KUCINICH: Were you tricked?
CLINTON: I would never have diverted our attention to Iraq, and I never would have pursued this war. I think that has been a terrible mistake for our country.
KUCINICH: Were you tricked, Senator Clinton?
RICHARDSON: You know, I think the question was about past regrets and mistakes. I'm making, at this rate, about one mistake a week.
And, you know, I make a lot of misstatements. I'm not the scripted candidate. But I think when the chips are down, when the time comes to get hostages out from Saddam Hussein or persuade the North Koreans to reduce their nuclear arsenal, or bring back the remains of American servicemen, I perform.
But the reality is, what the American people want is a president who says, "I will follow the Constitution of the United States; I will not go to war unless the Congress authorizes me to go to war."
RICHARDSON: And we're going to get rid of those blemishes that America has, like Guantanamo, like eavesdropping on our citizens, like policies of torture, like returning habeas corpus.
I think if we simply say that we are in an America of checks and balances, where the judiciary and the executive and the legislative branches have an equal role, that we're honoring the principles of freedom, where America stands.
Then that's what that enormous confidence that people will have in our country will come back.
STEPHANOPOULOS: Senator Dodd, where didn't you tell the whole truth?

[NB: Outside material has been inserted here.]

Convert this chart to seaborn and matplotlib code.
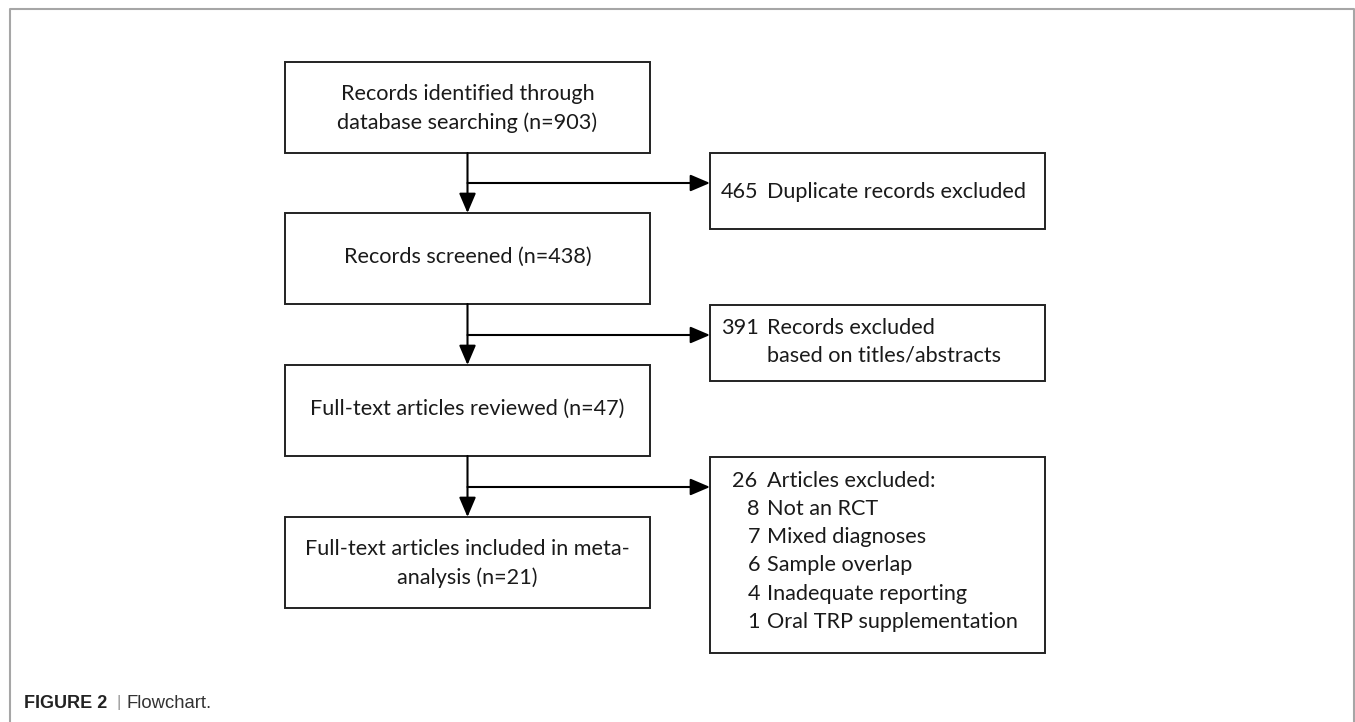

DODD: Well, I'll tell you one issue that I wish I had done more on, recently. And, I think, maybe one of the worst votes cast in the Congress, maybe in the last 20 years, was last fall, on the Military Commissions Act, in which we allowed the abandonment of habeas corpus, returning to torture, and abandoning the Geneva Convention.
I thought about filibustering that bill, and I didn't do it. I regret that deeply. I can't think of a worse vote we cast, to walk away from the Constitution of the United States.
And I'm committed, on January 20, to bring that...
STEPHANOPOULOS: Senator Dodd, thank you. Let me turn, now, to an issue that hasn't been discussed enough in these debates so far. It's the issue of education. And, for that, let me bring David Yepsen back.
YEPSEN: Senator Dodd, should more effective -- I'm going to ask you about so-called performance-based pay. Should more effective teachers be paid less than effective ones?
DODD: I wouldn't use that approach. What I've suggested here -- this is a huge issue here. We've got to reexamine our whole education process, from beginning to the top here, and I'm a believer that we need to have fundamental reform of No Child Left Behind, and start measuring growth, not abandoning schools that aren't doing well, and providing far less rigid criteria when it comes to highly qualified teachers.
Where I would like to go here is see that we apply additional resources to teachers who will go into the tougher schools in rural or urban America, where they need better teachers coming in, and provide some additional incentives for them, including pay and including the criteria that they have to meet to do so.
But I'm not in favor necessarily of giving more preference for a teacher that's performing somewhat better. Measuring that I think is the wrong direction we're going in.